We’re going to take a look at Unity, which is an IDE (Integrated Development Environment) / game engine which lowers the game programming learning curve quite a lot, so that almost anyone can get into game programming. Watch the video to find out how.

Unity Game Engine:

Today we’re going to talk about unity, which is one of the most popular game engine available, especially in the independent developer space, also known as ‘indie’ development.

Primarily released only for OSX in 2005, since version 2.5 was ported to windows in 2009 it has been extended to target 21 platforms.
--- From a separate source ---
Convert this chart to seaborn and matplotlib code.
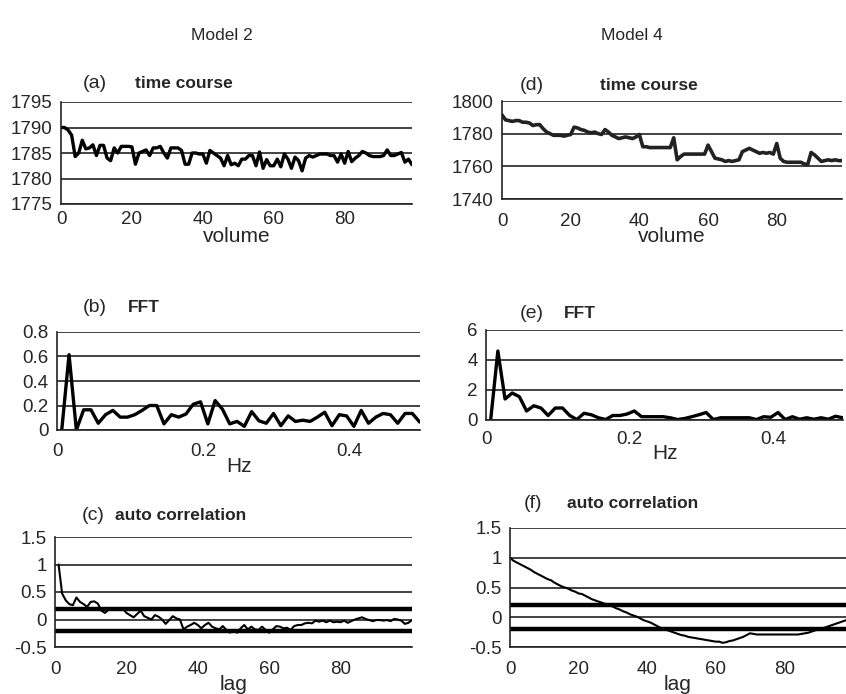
import numpy as np
import pandas as pd
import matplotlib
matplotlib.use("Agg")
import matplotlib.pyplot as plt
import seaborn as sns

sns.set_style("white")
plt.rcParams['font.family'] = ['Liberation Sans', 'DejaVu Sans']
plt.rcParams['axes.unicode_minus'] = False

# ---- data ----
volume = np.arange(100)
freq = np.round(np.arange(50) * 0.01 + 0.0065, 4)
lag_m2 = np.arange(1, 101)
lag_m4 = np.arange(100)

tc_model2 = [1790.0, 1790.0, 1789.5, 1788.5, 1784.3, 1785.0, 1787.5, 1785.8, 1786.0, 1786.6,
             1784.5, 1786.5, 1786.5, 1784.0, 1783.5, 1786.0, 1785.0, 1786.3, 1786.3, 1786.3,
             1786.2, 1782.8, 1785.0, 1785.3, 1785.6, 1784.5, 1786.0, 1786.0, 1786.3, 1785.0,
             1784.0, 1786.0, 1786.0, 1786.0, 1785.5, 1782.8, 1782.8, 1785.0, 1785.0, 1784.8,
             1784.8, 1783.0, 1785.5, 1785.0, 1784.5, 1784.0, 1782.5, 1784.5, 1782.7, 1783.0,
             1782.5, 1783.8, 1783.8, 1784.5, 1784.5, 1782.5, 1785.2, 1782.0, 1783.7, 1782.5,
             1782.5, 1783.8, 1782.3, 1784.8, 1783.8, 1782.0, 1784.2, 1783.5, 1781.5, 1784.0,
             1784.5, 1784.2, 1784.5, 1784.8, 1784.8, 1784.8, 1784.5, 1784.5, 1783.2, 1784.8,
             1783.0, 1785.3, 1783.3, 1784.0, 1784.5, 1785.3, 1785.0, 1784.5, 1784.3, 1784.3,
             1784.3, 1784.5, 1785.6, 1784.5, 1784.5, 1784.8, 1785.1, 1783.2, 1783.8, 1782.7]

tc_model4 = [1791.5, 1788.5, 1788, 1787.5, 1788, 1788, 1787, 1787, 1786.5, 1785,
             1785.5, 1785.5, 1783, 1781, 1780, 1779, 1779, 1779, 1778.5, 1779,
             1779.5, 1784, 1783.5, 1782.5, 1782, 1781, 1780.5, 1781, 1780, 1779.5,
             1782.5, 1781, 1779, 1778, 1777, 1777.5, 1778, 1777.5, 1777, 1778,
             1779.5, 1772, 1772, 1771.5, 1771.5, 1771.5, 1771.5, 1771.5, 1771.5, 1771.5,
             1777.5, 1764, 1766, 1767.5, 1767.5, 1767.5, 1767.5, 1767.5, 1767.5, 1767.5,
             1773, 1769, 1765, 1764.5, 1764, 1763, 1763.5, 1763, 1763.5, 1764,
             1769, 1770, 1771, 1770, 1769, 1768, 1768.5, 1768, 1768.5, 1767.5,
             1774, 1765, 1763, 1762.5, 1762.5, 1762.5, 1762.5, 1762.5, 1761.5, 1761,
             1768.5, 1767, 1765, 1763, 1763.5, 1764, 1763.5, 1764, 1763.5, 1763.5]

fft_model2 = [0, 0.615, 0, 0.165, 0.165, 0.055, 0.125, 0.16, 0.105, 0.105,
              0.125, 0.16, 0.2, 0.2, 0.05, 0.125, 0.105, 0.13, 0.21, 0.23,
              0.05, 0.24, 0.17, 0.05, 0.07, 0.03, 0.15, 0.075, 0.055, 0.135,
              0.035, 0.115, 0.07, 0.08, 0.07, 0.105, 0.145, 0.035, 0.125, 0.115,
              0.03, 0.16, 0.055, 0.105, 0.135, 0.125, 0.055, 0.135, 0.135, 0.065]

fft_model4 = [0, 4.6, 1.4, 1.8, 1.55, 0.6, 0.95, 0.8, 0.3, 0.8,
              0.8, 0.3, 0.03, 0.45, 0.35, 0.15, 0.03, 0.3, 0.3, 0.4,
              0.6, 0.22, 0.22, 0.22, 0.22, 0.15, 0.03, 0.1, 0.22, 0.35,
              0.5, 0.03, 0.15, 0.15, 0.15, 0.15, 0.15, 0.03, 0.22, 0.18,
              0.5, 0.03, 0.22, 0.05, 0.15, 0.05, 0.15, 0.05, 0.25, 0.15]

ac_model2 = [1.0, 0.47, 0.35, 0.28, 0.26, 0.4, 0.32, 0.28, 0.23, 0.32,
             0.33, 0.29, 0.16, 0.12, 0.18, 0.2, 0.2, 0.2, 0.2, 0.12,
             0.08, 0.04, 0.1, 0.16, 0.06, 0.03, 0.0, 0.08, 0.05, 0.0,
             -0.08, -0.01, 0.06, 0.02, 0.0, -0.18, -0.13, -0.1, -0.06, -0.1,
             -0.16, -0.1, -0.06, -0.13, -0.16, -0.18, -0.12, -0.19, -0.24, -0.19,
             -0.24, -0.16, -0.1, -0.18, -0.13, -0.18, -0.19, -0.13, -0.19, -0.24,
             -0.18, -0.12, -0.13, -0.16, -0.15, -0.19, -0.12, -0.1, -0.1, -0.07,
             -0.06, -0.07, -0.02, -0.04, -0.02, -0.05, -0.02, -0.05, -0.04, -0.05,
             -0.02, -0.06, -0.03, 0.0, 0.02, 0.04, 0.01, -0.01, -0.03, -0.01,
             -0.01, -0.02, -0.01, -0.03, 0.01, 0.0, -0.02, -0.08, -0.06, -0.01]

ac_model4 = [1.0, 0.95, 0.92, 0.89, 0.86, 0.83, 0.8, 0.76, 0.73, 0.7,
             0.67, 0.64, 0.62, 0.58, 0.55, 0.52, 0.5, 0.48, 0.45, 0.43,
             0.4, 0.39, 0.36, 0.33, 0.3, 0.28, 0.26, 0.24, 0.22, 0.2,
             0.18, 0.15, 0.13, 0.1, 0.08, 0.05, 0.03, 0.01, -0.02, -0.05,
             -0.07, -0.09, -0.12, -0.15, -0.18, -0.2, -0.22, -0.24, -0.26, -0.28,
             -0.3, -0.31, -0.33, -0.34, -0.35, -0.36, -0.37, -0.38, -0.39, -0.4,
             -0.41, -0.41, -0.43, -0.42, -0.4, -0.39, -0.37, -0.35, -0.33, -0.3,
             -0.27, -0.28, -0.29, -0.29, -0.29, -0.29, -0.29, -0.29, -0.29, -0.29,
             -0.29, -0.29, -0.29, -0.29, -0.29, -0.28, -0.27, -0.26, -0.24, -0.22,
             -0.21, -0.19, -0.17, -0.15, -0.13, -0.11, -0.09, -0.07, -0.05, -0.03]

conf_band = 0.2

W, H = 846, 694
fig = plt.figure(figsize=(W / 100, H / 100), dpi=100)


def box(l, t, r, b):
    return [l / W, 1 - b / H, (r - l) / W, (b - t) / H]


def ftext(x, y, s, **kw):
    fig.text(x / W, 1 - y / H, s, va='center', **kw)


def style(ax, xlim, ylim, yticks, ylabels, xticks, xlabels, xlabel, pad,
          xpad=2, xtick_len=0):
    ax.set_xlim(*xlim)
    ax.set_ylim(*ylim)
    ax.set_yticks(yticks)
    ax.set_yticklabels(ylabels)
    ax.set_xticks(xticks)
    ax.set_xticklabels(xlabels)
    ax.set_xticks([xlim[1]], minor=True)
    ax.set_xlabel(xlabel, fontsize=15, labelpad=pad)
    ax.set_ylabel('')
    ax.yaxis.grid(True, color='#222222', lw=1.2)
    ax.xaxis.grid(False)
    for s in ['top', 'right']:
        ax.spines[s].set_visible(False)
    for s in ['left', 'bottom']:
        ax.spines[s].set_color('#222222')
        ax.spines[s].set_linewidth(1.2)
    ax.tick_params(axis='y', length=5, width=1.2, color='#222222', labelsize=13.5, pad=1)
    ax.tick_params(axis='x', which='major', length=xtick_len, width=1.2, color='#222222',
                   labelsize=13.5, pad=xpad)
    ax.tick_params(axis='x', which='minor', length=5, width=1.2, color='#222222')
    ax.set_axisbelow(True)


# (a) Model 2 time course
ax = fig.add_axes(box(61, 102, 412, 204))
sns.lineplot(x=volume, y=tc_model2, ax=ax, color='black', lw=2.4)
style(ax, (0, 99), (1775, 1795), [1775, 1780, 1785, 1790, 1795],
      ['1775', '1780', '1785', '1790', '1795'], [0, 20, 40, 60, 80],
      ['0', '20', '40', '60', '80'], 'volume', -1, xpad=5)

# (d) Model 4 time course
ax = fig.add_axes(box(502, 101, 842, 199))
sns.lineplot(x=volume, y=tc_model4, ax=ax, color='#222222', lw=2.6)
style(ax, (0, 99), (1740, 1800), [1740, 1760, 1780, 1800],
      ['1740', '1760', '1780', '1800'], [0, 20, 40, 60, 80],
      ['0', '20', '40', '60', '80'], 'volume', -2, xpad=10)

# (b) Model 2 FFT
ax = fig.add_axes(box(57, 332, 420, 430))
sns.lineplot(x=freq, y=fft_model2, ax=ax, color='black', lw=2.4)
style(ax, (0, 0.497), (0, 0.8), [0, 0.2, 0.4, 0.6, 0.8],
      ['0', '0.2', '0.4', '0.6', '0.8'], [0, 0.2, 0.4], ['0', '0.2', '0.4'],
      'Hz', -2, xpad=4, xtick_len=5)

# (e) Model 4 FFT
ax = fig.add_axes(box(486, 330, 843, 420))
sns.lineplot(x=freq, y=fft_model4, ax=ax, color='black', lw=2.4)
style(ax, (0, 0.497), (0, 6), [0, 2, 4, 6], ['0', '2', '4', '6'],
      [0, 0.2, 0.4], ['0', '0.2', '0.4'], 'Hz', -3, xpad=3, xtick_len=5)

# (c) Model 2 auto correlation
ax = fig.add_axes(box(55, 537, 412, 647))
ax.axhline(conf_band, color='black', lw=3.2)
ax.axhline(-conf_band, color='black', lw=3.2)
sns.lineplot(x=lag_m2, y=ac_model2, ax=ax, color='black', lw=1.5)
style(ax, (0, 100), (-0.5, 1.5), [-0.5, 0, 0.5, 1, 1.5],
      ['-0.5', '0', '0.5', '1', '1.5'], [0, 20, 40, 60, 80],
      ['0', '20', '40', '60', '80'], 'lag', -2, xpad=10)

# (f) Model 4 auto correlation
ax = fig.add_axes(box(510, 528, 846, 647))
ax.axhline(conf_band, color='black', lw=3.2)
ax.axhline(-conf_band, color='black', lw=3.2)
sns.lineplot(x=lag_m4, y=ac_model4, ax=ax, color='black', lw=1.5)
style(ax, (0, 98), (-0.5, 1.5), [-0.5, 0, 0.5, 1, 1.5],
      ['-0.5', '0', '0.5', '1', '1.5'], [0, 20, 40, 60, 80],
      ['0', '20', '40', '60', '80'], 'lag', -2, xpad=10)

# headers and panel titles
ftext(222, 36, 'Model 2', fontsize=12.5, ha='center')
ftext(632, 35, 'Model 4', fontsize=12.5, ha='center')

ftext(83, 83, '(a)', fontsize=14)
ftext(135, 83, 'time course', fontsize=12.5, fontweight='bold')
ftext(520, 85, '(d)', fontsize=14)
ftext(600, 85, 'time course', fontsize=12.5, fontweight='bold')
ftext(83, 308, '(b)', fontsize=14)
ftext(128, 308, 'FFT', fontsize=12.5, fontweight='bold')
ftext(520, 313, '(e)', fontsize=14)
ftext(564, 313, 'FFT', fontsize=12.5, fontweight='bold')
ftext(82, 515, '(c)', fontsize=14)
ftext(115, 515, 'auto correlation', fontsize=12.5, fontweight='bold')
ftext(524, 503, '(f)', fontsize=14)
ftext(567, 503, 'auto correlation', fontsize=12.5, fontweight='bold')

fig.savefig('out.png', dpi=100)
Unity is a cross platform game engine, which is primarily used to develop video games and simulations for computers, consoles and mobile devices.
It is marketed as an all purpose engine supporting both 2D and 3D graphics. The interface is easy to learn, with drag and drop content creation and the ability to script using 3 languages.
With supports low level api’s such as Metal for iOS and Vulkan for Linux and Android exporting to these platforms is a breeze.
The editor is available for Mac-os, windows and Linux (but in beta)
Platforms supported are almost all, so code once and deploy to all. Do note that once the game is exported, uploading to the appropriate mobile or console store still would require a corresponding developer license. This means that you would need a Android developer license to upload to the play store, and a Apple Developer program membership to upload to the apple app store and so on.

Unity personal edition can be downloaded free of cost, and games can be distributed and charged for as long as the unity splash screen is shown first.

If you would like to customize the splash screen, then you would need a unity plus or pro membership as per your other requirements. The plus and pro memberships are paid and plus membership goes as low as 35$ per month.
For coding Unity supports C#, boo which is similar to python and UnrealScript which is similar to ECMAScript/ javascript. You can also extend unity via c++ when native performance is required.
Unity integrates well with Mono Develop and even Visual Studio with full debugging and will also work well with existing versioning systems, so it would be easy for a company to integrate unity into their development environment.
Unity has a robust 2d and 3D engine, basically unity was built for 3D, but the tools have been extended to support 2D. With inbuilt tools for editing audio, physics engine, particle systems, animation support, IK, etc etc we can confidently say, unity has everything we need to build a game and export the same built in.
We can import models in from almost any 3d application like blender, maya, 3ds max etc

Unity is quite extensible, and has an asset store available where we can purchase any kind of asset such as models , animation, scripts and also complete game code.

Tons of tutorials are available online if you want to delve into Unity

There are other engines like the CryEngine and Unreal Engine which have a more robust engine as compared to Unity, but unity is easier to learn and has huge community backing, and getting developers for unity is easy.